August 13, 2001 1:40 am
Louie the GagEditorial
The Free Lance-Star
THANKS TO EASY DIVORCE, many Virginia parents, especially fathers, have lost legal "custody" of their children, meaning a normal presence, forever, in their lives. Arguably, mass court-ordered parentectomies constitute this society's most wholesale violation of basic human rights since planters sent parts of slave families "down the river." And when the state routinely shatters fundamental natural law, it's a short step to trampling associated civil liberties. In this regard, Virginia's secretary of health and human services has especially big feet.
A little history: In these pages on July 10, Howard University's Stephen Baskerville, appointed last April to the Virginia Child Support Guideline Review Panel, fired an op-ed broadside titled "Will Virginia child-support rules forever enrich divorce industry?" Drawing heavily from the minority report of Barry Koplen--Mr. Baskerville's predecessor as the only representative of noncustodial parents on the body--the professor assailed the panel for its (in his view) inherent conflict of interest. At least 10 of the 12 members--judges, lawyers, and so on--who convened in 1999, he wrote, "have a stake in encouraging divorce and criminalizing fathers and therefore making child support as onerous as possible."

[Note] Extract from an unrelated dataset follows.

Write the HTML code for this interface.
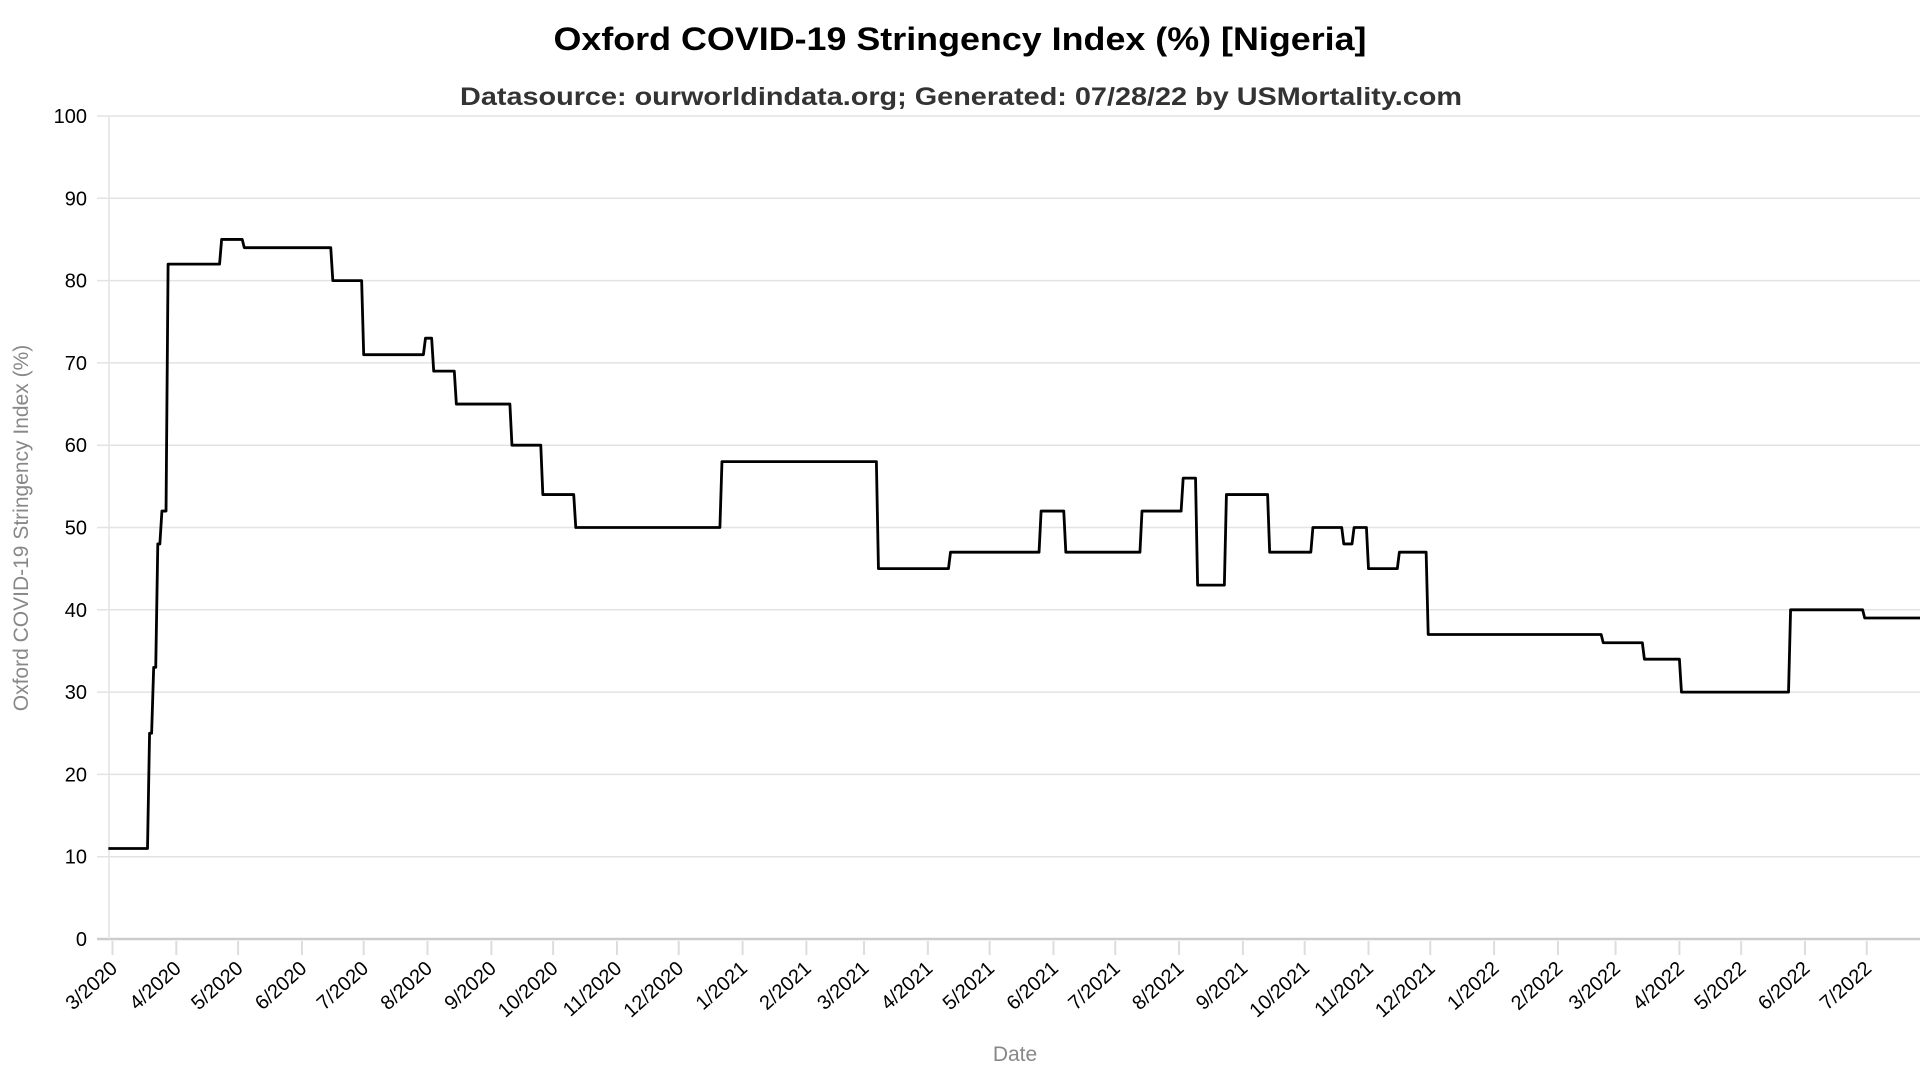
<!DOCTYPE html>
<html><head><meta charset="utf-8">
<style>
html,body{margin:0;padding:0;background:#fff;}
svg{display:block;font-family:"Liberation Sans",Arial,sans-serif;}
</style></head>
<body>
<svg id="chart" width="1920" height="1080" viewBox="0 0 1920 1080" xmlns="http://www.w3.org/2000/svg">
  <text x="960" y="50" text-anchor="middle" font-size="32" font-weight="bold" fill="#000" textLength="813" lengthAdjust="spacingAndGlyphs">Oxford COVID-19 Stringency Index (%) [Nigeria]</text>
  <text x="961" y="105" text-anchor="middle" font-size="25" font-weight="bold" fill="#333" textLength="1002" lengthAdjust="spacingAndGlyphs">Datasource: ourworldindata.org; Generated: 07/28/22 by USMortality.com</text>
  <g id="grid"></g>
  <g id="yticks"></g>
  <g id="xticks"></g>
  <path id="series" fill="none" stroke="#000" stroke-width="2.8" stroke-linejoin="round"/>
  <text transform="translate(28,528) rotate(-90)" text-anchor="middle" font-size="21" fill="#888">Oxford COVID-19 Stringency Index (%)</text>
  <text x="1015" y="1061" text-anchor="middle" font-size="21" fill="#888">Date</text>
</svg>
<script>
const changeDates = ["2020-02-28","2020-03-18","2020-03-20","2020-03-22","2020-03-24","2020-03-27","2020-04-22","2020-05-03","2020-06-15","2020-06-30","2020-07-30","2020-08-03","2020-08-14","2020-09-10","2020-09-25","2020-10-11","2020-12-21","2021-03-07","2021-04-11","2021-05-25","2021-06-06","2021-07-13","2021-08-02","2021-08-09","2021-08-23","2021-09-13","2021-10-04","2021-10-19","2021-10-24","2021-10-31","2021-11-15","2021-11-29","2022-02-22","2022-03-14","2022-04-01","2022-05-24","2022-06-29"];
const changeValues = [11,25,33,48,52,82,85,84,80,71,73,69,65,60,54,50,58,45,47,52,47,52,56,43,54,47,50,48,50,45,47,37,36,34,30,40,39];
const endDate = "2022-07-27";
const yTicks = [0,10,20,30,40,50,60,70,80,90,100];
const xTickLabels = ["3/2020","4/2020","5/2020","6/2020","7/2020","8/2020","9/2020","10/2020","11/2020","12/2020","1/2021","2/2021","3/2021","4/2021","5/2021","6/2021","7/2021","8/2021","9/2021","10/2021","11/2021","12/2021","1/2022","2/2022","3/2022","4/2022","5/2022","6/2022","7/2022"];

const NS = "http://www.w3.org/2000/svg";
const DAY = 86400000;
const t0 = Date.UTC(2020,2,1);
const pxPerDay = 2.059, x0 = 112.5;
function xScale(ms){ return x0 + (ms - t0)/DAY*pxPerDay; }
function yScale(v){ return 939 - v*8.23; }
function parse(s){ const p=s.split("-").map(Number); return Date.UTC(p[0],p[1]-1,p[2]); }
function mk(tag, attrs, parent){ const e=document.createElementNS(NS,tag); for(const k in attrs) e.setAttribute(k,attrs[k]); parent.appendChild(e); return e; }

const grid = document.getElementById("grid");
const yg = document.getElementById("yticks");
const xg = document.getElementById("xticks");
const plotL = 109, plotR = 1920;

yTicks.forEach(v=>{
  const y = yScale(v);
  const gl = mk("line",{x1:plotL-12,x2:plotR,y1:y,y2:y,stroke:v===0?"#ccc":"#e3e3e3","stroke-width":v===0?2.5:1.5},grid);
  
  
  const t = mk("text",{x:plotL-22,y:y+7,"text-anchor":"end","font-size":20,fill:"#000"},yg);
  t.textContent = v;
  
  
});
const ax = mk("line",{x1:plotL,x2:plotL,y1:yScale(100),y2:yScale(0),stroke:"#e3e3e3","stroke-width":1.5},grid);



xTickLabels.forEach(lbl=>{
  const p = lbl.split("/").map(Number);
  const x = xScale(Date.UTC(p[1],p[0]-1,1));
  const tk = mk("line",{x1:x,x2:x,y1:941,y2:955,stroke:"#ddd","stroke-width":2},xg);
  
  
  const t = mk("text",{x:x+6,y:970,"text-anchor":"end","font-size":20,fill:"#000",transform:`rotate(-42 ${x+6} 970)`},xg);
  t.textContent = lbl;
  
  
});

let d = "";
for(let i=0;i<changeDates.length;i++){
  const ms = parse(changeDates[i]);
  if(i===0){ d += `M${xScale(ms)},${yScale(changeValues[0])}`; }
  else {
    d += ` L${xScale(ms)},${yScale(changeValues[i-1])} L${xScale(ms+DAY)},${yScale(changeValues[i])}`;
  }
}
d += ` L${xScale(parse(endDate))},${yScale(changeValues[changeValues.length-1])}`;
document.getElementById("series").setAttribute("d", d);
</script>
</body></html>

These remarks evidently empurpled the commonwealth's H&HS chief, Louis Rossiter. On July 23, Mr. Rossiter wrote to inform Mr. Baskerville that because of his commentary, which debuted in The Washington Times, his appointment to the panel was rescinded "in the best interest of all concerned." The secretary surely deserves an Oscar. No, not the Hollywood type. The one named for Oscar Wilde, who quipped, "Arguments are to be avoided. They are always vulgar and often convincing."
Secretary Rossiter denies that he cashiered Mr. Baskerville because of his views. Rather, in the secretary's opinion, the professor sinned against collegiality, harming his effectiveness on the panel with his bare-knuckled public prose. Nonsense. Straight talk should be welcomed: If Mr. Baskerville is wrong, uncamouflaged error is the most easily corrected. Nor should passion be penalized. We sit Arab and Jew, IRA member and Ulsterman, at the same table because we hope some understanding will come from even heated discourse. When the subject is the taking of Virginians' children and property, it's un-reasonable to expect a monotone of frigid detachment.
In fact, Mr. Baskerville's assumption that a job title dictates a certain view of divorce-related matters seems flawed: There are lawyers who encourage divorcing couples to patch things up, and some domestic-court judges, sick of dealing with the consequences of marital disunion, would like to toss their sabots into the gears of the divorce industry. But Mr. Baskerville's key point--that when it comes to state-dictated child-support issues the fix is in--is only strengthened when he's sacked for making it.
In a written response to Secretary Rossiter, Mr. Baskerville rightly wonders how free his successor on the panel will feel to express himself, lest he, too, get the heave. "Especially troubling," Mr. Baskerville writes, "is your assumption that opinions unapproved by government officials constitute legitimate grounds for dismissing duly appointed individuals from positions of public service." And he quotes former U.S. Supreme Court Justice Robert Jackson: "If there is any fixed star in our constitutional constellation, it is that no official, high or petty, can prescribe what shall be orthodox politicsor other matters of opinion."
It's clear what kind of official Prescriber Rossiter is, and it ain't high. Panel members who don't want to be a party to speech suppression and suspect policy-making should boycott meetings until Mr. Baskerville is reinstated.